Where actions appear to flow from the emotional side without involvement of reasoning, Rolls falls back on the explanation that this is a ‘confabulation.’ The idea of confabulation is often a sleight of hand in modern consciousness studies. In ‘studies’ subjects are variously prompted to an apparently silly response, and when asked why they did that they ‘confabulate’ a rationalisation. The fact is the human brain did not evolve to deal with the type of circumstances that arise in these studies, but for survival in dangerous ancient African grass lands, and confabulation or rationalisation is the best they can do when the brain is effectively fooled in circumstances unlikely to have arisen in ancient Africa. But as in other areas of consciousness and freewill studies the bar is set much higher than many suppose. It is not sufficient to show that subjects sometimes confabulate a conscious reason for an unrelated unconscious emotion, to get rid of freewill, it is necessary to show that it is always so.

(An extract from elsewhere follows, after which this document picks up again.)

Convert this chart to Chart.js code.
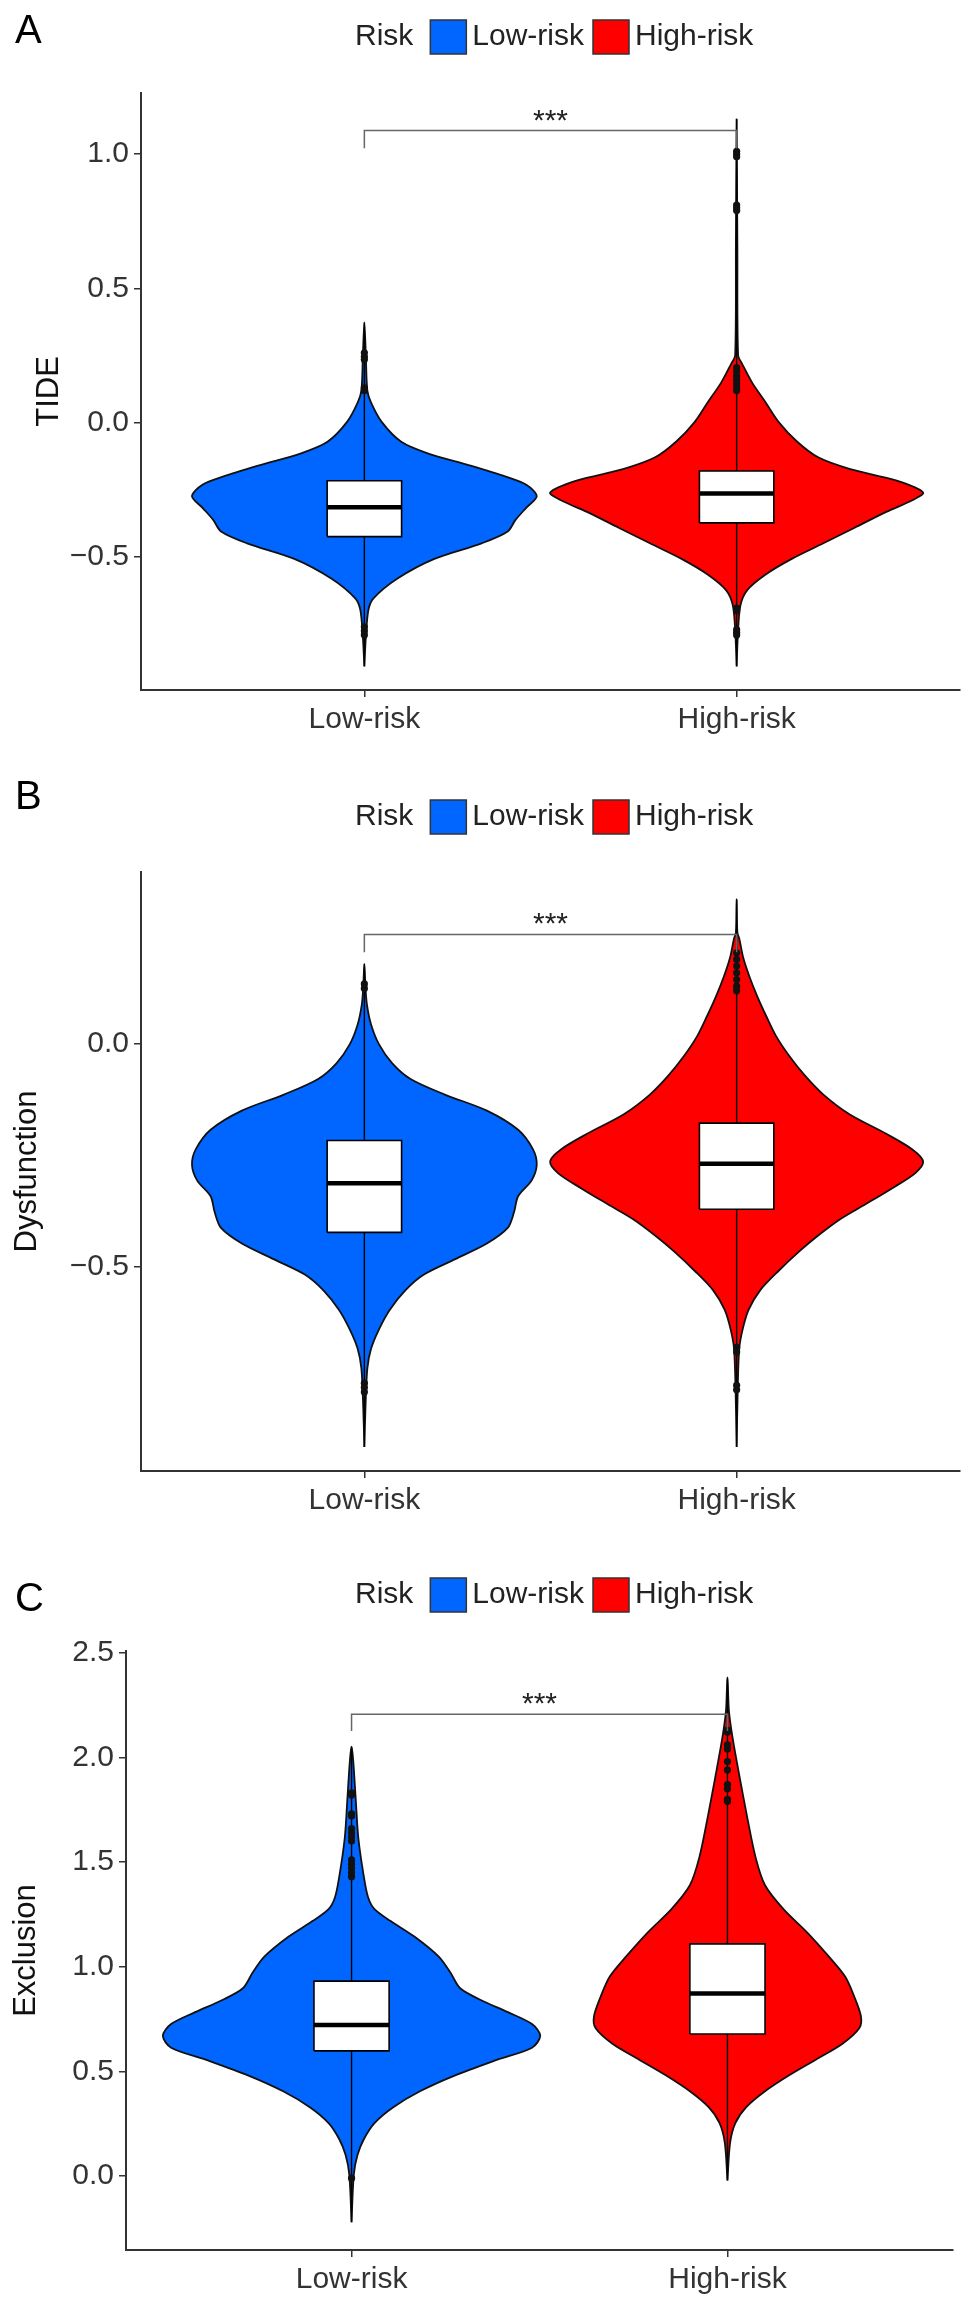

For instance on the basis of Rolls own studies, the reward system in the orbitofrontal provides a representation of the pleasures of eating chocolate cake and pretty soon the action of eating cake gets performed. Are we really expected to believe that pleasure of chocolate cake → eat chocolate cake is a confabulation, or alternatively should we think that this has to be processed through a long-term planning or error checking system. Nevertheless, Rolls would have it that the idea that we responded directly to the reward system is an illusion of freewill. It is not just that this is directly counter to experience, it cuts across the known brain systems that Rolls himself has helped to discover. The question which is not asked here, but should be asked is how the brain decides between competing emotions such as the choice between chocolate cake and cream gateaux. Hardly a job for the higher thought system, but similarly not a straight forward response to an automatic reward. There has to be some form of neural currency in which to compare these two subjectively valued rewards and it here we seem to experience the action of subjective consciousness and possibly a non-algorithmic decision process.